→ THE EXERCISE
Exact reproduction is required for the lines bounded by the one containing "Give me the Bokeh source for this chart." and the one containing "import numpy as np", both bounds included. Print them without any pictures.

→ SUPPLIED ENTRIES
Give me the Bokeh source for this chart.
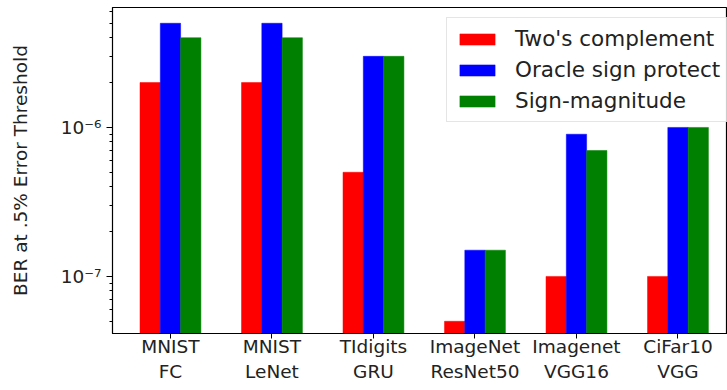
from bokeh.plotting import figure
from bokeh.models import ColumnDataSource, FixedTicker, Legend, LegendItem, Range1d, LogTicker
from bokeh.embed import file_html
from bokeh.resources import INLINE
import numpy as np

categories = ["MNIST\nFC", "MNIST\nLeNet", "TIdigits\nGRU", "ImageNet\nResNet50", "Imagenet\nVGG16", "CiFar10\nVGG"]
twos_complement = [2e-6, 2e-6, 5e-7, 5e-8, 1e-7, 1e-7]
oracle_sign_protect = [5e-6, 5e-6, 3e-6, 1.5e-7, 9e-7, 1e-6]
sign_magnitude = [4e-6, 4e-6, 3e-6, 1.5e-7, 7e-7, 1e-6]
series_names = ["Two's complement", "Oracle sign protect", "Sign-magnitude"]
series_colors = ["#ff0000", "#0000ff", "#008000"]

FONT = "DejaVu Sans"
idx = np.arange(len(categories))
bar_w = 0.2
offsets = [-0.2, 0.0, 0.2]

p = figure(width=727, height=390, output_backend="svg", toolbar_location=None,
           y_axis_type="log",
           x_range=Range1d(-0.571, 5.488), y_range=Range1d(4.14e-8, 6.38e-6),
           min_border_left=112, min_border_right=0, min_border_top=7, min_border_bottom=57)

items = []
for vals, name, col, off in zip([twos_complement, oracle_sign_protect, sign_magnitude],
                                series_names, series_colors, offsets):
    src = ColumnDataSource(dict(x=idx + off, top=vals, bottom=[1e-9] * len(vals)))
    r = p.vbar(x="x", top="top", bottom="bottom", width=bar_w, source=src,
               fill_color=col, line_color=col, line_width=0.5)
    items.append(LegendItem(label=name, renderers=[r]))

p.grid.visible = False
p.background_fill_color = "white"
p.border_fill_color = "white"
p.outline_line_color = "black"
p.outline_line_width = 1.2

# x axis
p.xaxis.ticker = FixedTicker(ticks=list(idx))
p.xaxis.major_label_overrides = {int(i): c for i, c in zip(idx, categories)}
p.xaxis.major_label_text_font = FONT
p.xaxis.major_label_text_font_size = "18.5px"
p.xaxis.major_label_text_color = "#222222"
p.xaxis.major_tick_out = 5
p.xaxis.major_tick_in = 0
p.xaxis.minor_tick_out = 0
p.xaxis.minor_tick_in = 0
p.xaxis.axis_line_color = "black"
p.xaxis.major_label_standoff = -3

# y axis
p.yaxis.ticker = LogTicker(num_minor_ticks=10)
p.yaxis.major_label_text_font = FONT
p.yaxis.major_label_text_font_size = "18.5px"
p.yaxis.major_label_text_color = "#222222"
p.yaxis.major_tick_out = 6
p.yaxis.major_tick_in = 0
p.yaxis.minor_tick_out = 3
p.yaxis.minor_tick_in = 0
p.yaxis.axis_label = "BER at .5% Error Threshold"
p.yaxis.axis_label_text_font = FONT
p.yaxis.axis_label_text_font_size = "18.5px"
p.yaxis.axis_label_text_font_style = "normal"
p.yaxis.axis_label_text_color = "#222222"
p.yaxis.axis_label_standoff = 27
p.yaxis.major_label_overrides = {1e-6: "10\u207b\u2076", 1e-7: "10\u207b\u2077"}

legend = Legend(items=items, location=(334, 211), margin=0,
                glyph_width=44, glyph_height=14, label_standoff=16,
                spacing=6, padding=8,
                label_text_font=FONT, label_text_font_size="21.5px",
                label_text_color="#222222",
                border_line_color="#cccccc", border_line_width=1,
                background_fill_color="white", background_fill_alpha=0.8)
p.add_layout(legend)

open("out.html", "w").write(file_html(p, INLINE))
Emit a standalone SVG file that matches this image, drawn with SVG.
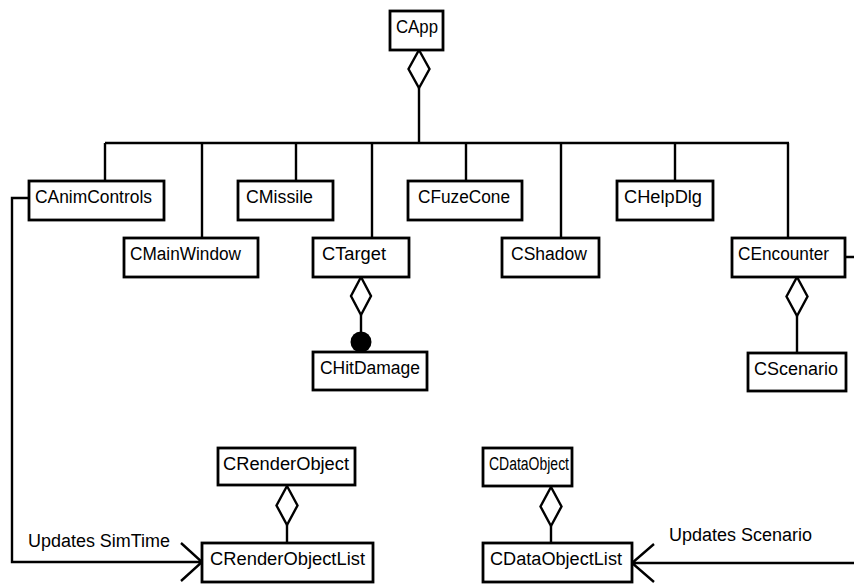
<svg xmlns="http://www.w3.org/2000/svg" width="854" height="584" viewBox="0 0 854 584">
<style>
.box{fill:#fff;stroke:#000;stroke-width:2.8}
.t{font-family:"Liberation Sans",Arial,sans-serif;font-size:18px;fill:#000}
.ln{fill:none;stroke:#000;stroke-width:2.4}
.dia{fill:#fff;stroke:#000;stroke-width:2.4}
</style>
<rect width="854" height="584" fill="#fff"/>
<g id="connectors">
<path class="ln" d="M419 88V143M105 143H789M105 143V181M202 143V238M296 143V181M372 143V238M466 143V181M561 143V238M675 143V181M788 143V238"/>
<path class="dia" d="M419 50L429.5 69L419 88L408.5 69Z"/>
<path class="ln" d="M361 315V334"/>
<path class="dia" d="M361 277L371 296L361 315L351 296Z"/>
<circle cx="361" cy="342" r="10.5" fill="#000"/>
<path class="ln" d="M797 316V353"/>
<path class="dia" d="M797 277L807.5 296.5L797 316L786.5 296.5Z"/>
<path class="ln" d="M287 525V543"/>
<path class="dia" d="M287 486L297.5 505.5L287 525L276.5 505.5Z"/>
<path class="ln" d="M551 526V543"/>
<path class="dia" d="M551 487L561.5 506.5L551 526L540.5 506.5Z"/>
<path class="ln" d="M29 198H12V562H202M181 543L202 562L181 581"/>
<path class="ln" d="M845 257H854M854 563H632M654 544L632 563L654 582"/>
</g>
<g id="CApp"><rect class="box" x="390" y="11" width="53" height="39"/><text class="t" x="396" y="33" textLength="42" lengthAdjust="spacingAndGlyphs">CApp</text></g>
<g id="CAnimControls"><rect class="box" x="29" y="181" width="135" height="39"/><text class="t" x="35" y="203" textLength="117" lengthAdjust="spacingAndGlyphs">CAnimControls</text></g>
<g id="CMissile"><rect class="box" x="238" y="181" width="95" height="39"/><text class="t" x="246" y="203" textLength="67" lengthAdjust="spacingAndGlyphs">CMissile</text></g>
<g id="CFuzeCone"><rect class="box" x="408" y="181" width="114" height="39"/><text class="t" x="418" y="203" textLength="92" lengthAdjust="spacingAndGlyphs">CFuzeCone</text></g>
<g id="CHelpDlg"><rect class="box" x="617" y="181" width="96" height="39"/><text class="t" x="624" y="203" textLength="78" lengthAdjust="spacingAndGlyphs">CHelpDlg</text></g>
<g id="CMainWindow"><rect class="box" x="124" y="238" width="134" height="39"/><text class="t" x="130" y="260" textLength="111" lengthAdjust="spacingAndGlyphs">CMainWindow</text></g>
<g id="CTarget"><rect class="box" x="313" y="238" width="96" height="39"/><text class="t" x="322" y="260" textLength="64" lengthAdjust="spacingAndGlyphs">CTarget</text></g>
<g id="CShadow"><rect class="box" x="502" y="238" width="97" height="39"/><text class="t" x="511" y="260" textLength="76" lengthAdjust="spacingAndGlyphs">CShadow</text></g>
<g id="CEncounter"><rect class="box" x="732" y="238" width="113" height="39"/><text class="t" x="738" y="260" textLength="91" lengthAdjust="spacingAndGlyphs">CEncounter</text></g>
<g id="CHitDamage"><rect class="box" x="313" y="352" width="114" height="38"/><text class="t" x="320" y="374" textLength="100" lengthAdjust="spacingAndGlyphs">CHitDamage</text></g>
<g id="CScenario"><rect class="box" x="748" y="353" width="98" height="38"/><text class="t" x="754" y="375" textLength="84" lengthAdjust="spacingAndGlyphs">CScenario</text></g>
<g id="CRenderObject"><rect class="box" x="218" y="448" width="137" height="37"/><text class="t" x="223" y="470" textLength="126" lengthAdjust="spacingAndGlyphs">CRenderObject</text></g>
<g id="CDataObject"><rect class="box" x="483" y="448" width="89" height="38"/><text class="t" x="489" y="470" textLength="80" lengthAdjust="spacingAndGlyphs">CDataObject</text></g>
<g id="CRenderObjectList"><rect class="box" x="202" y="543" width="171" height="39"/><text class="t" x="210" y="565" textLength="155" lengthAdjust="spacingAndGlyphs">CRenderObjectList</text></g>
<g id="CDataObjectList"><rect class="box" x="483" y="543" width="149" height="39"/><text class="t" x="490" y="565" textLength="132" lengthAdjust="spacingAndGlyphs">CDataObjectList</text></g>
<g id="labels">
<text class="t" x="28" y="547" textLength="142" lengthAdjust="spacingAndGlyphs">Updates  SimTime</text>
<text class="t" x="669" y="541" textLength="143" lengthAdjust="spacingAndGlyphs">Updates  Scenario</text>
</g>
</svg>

--

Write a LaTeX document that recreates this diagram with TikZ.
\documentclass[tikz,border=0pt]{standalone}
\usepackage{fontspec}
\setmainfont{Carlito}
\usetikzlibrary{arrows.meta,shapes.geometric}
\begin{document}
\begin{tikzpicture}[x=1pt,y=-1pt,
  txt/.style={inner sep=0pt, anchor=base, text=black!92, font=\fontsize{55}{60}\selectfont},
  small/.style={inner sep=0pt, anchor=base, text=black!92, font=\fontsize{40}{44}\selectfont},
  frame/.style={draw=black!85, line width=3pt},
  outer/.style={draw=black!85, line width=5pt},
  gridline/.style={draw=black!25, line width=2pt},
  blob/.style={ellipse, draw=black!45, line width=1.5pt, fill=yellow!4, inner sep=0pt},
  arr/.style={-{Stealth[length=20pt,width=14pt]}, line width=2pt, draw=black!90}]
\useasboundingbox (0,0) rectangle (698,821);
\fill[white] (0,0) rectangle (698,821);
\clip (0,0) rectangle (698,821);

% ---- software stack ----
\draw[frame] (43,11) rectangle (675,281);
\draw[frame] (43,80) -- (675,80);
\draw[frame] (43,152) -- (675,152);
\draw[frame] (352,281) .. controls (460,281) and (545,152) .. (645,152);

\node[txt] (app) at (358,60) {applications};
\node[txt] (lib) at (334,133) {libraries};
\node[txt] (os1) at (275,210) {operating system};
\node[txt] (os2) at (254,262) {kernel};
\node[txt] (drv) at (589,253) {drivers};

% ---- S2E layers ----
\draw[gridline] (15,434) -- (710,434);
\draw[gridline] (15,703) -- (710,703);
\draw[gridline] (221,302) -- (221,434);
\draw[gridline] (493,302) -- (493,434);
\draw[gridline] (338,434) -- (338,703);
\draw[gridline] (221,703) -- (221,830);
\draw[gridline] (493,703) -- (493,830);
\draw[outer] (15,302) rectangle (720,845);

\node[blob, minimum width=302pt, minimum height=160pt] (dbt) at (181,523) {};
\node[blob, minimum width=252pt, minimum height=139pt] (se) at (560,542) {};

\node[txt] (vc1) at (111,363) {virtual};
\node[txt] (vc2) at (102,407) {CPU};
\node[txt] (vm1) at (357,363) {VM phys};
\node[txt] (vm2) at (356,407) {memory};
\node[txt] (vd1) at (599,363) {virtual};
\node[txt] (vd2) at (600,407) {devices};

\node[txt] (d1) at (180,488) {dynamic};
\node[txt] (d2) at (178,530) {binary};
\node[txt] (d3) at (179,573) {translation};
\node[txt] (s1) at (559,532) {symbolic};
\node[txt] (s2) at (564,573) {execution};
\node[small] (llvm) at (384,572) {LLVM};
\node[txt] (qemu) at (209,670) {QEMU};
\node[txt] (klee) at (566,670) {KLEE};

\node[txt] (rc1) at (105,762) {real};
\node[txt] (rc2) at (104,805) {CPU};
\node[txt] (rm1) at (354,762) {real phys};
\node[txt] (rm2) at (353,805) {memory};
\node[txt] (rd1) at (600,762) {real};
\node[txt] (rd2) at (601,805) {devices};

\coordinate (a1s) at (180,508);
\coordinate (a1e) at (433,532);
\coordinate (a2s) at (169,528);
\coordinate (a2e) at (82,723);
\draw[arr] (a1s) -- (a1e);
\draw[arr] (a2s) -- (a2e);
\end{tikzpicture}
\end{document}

---

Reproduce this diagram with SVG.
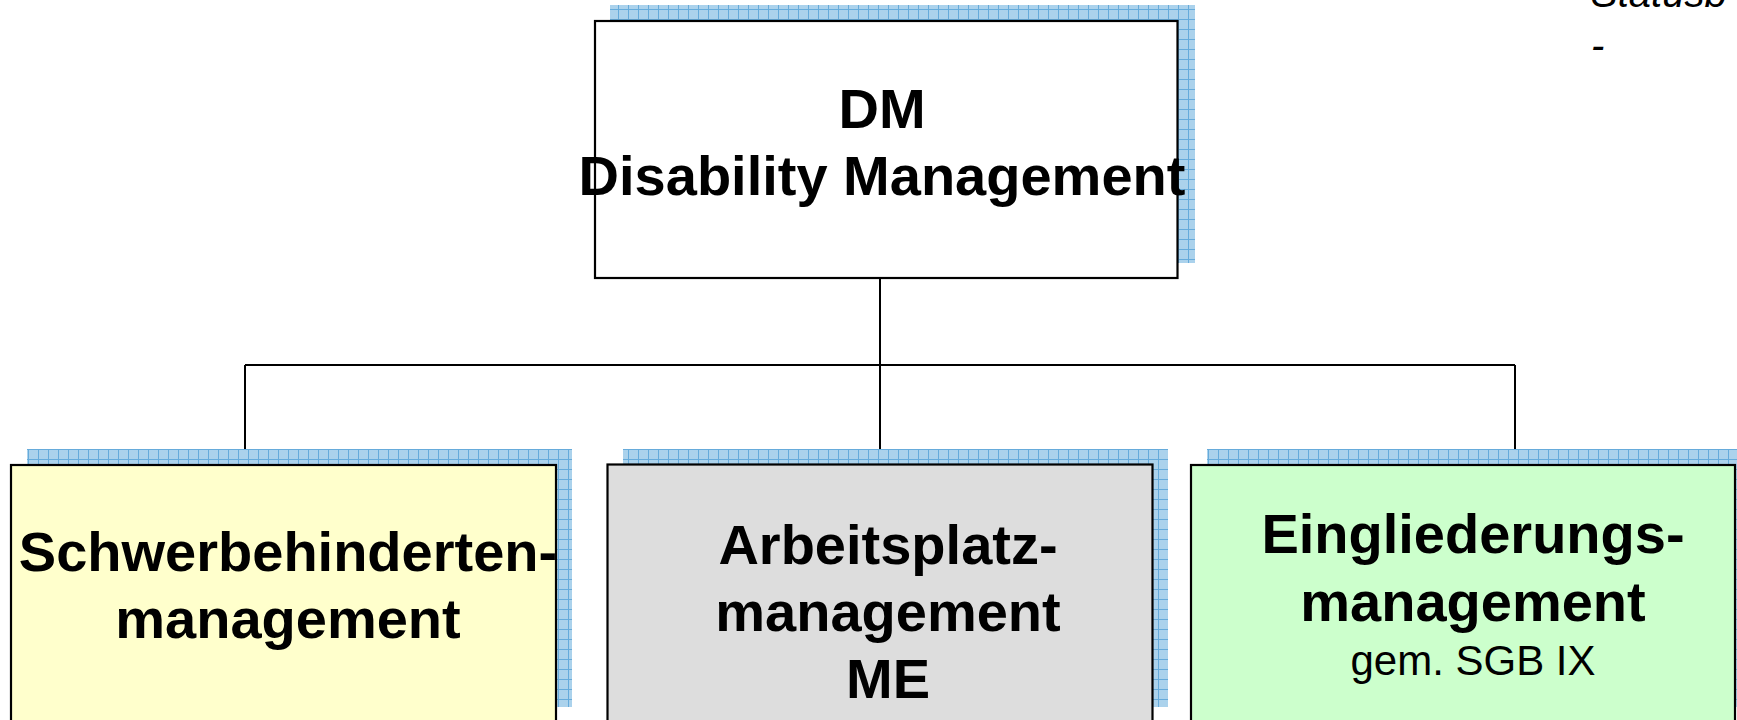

→ THE COMPLETED TASK
Give me the Bokeh source for this chart.
from bokeh.plotting import figure
from bokeh.models import ColumnDataSource, FixedTicker, Legend, LegendItem, Range1d, LogTicker
from bokeh.embed import file_html
from bokeh.resources import INLINE
import numpy as np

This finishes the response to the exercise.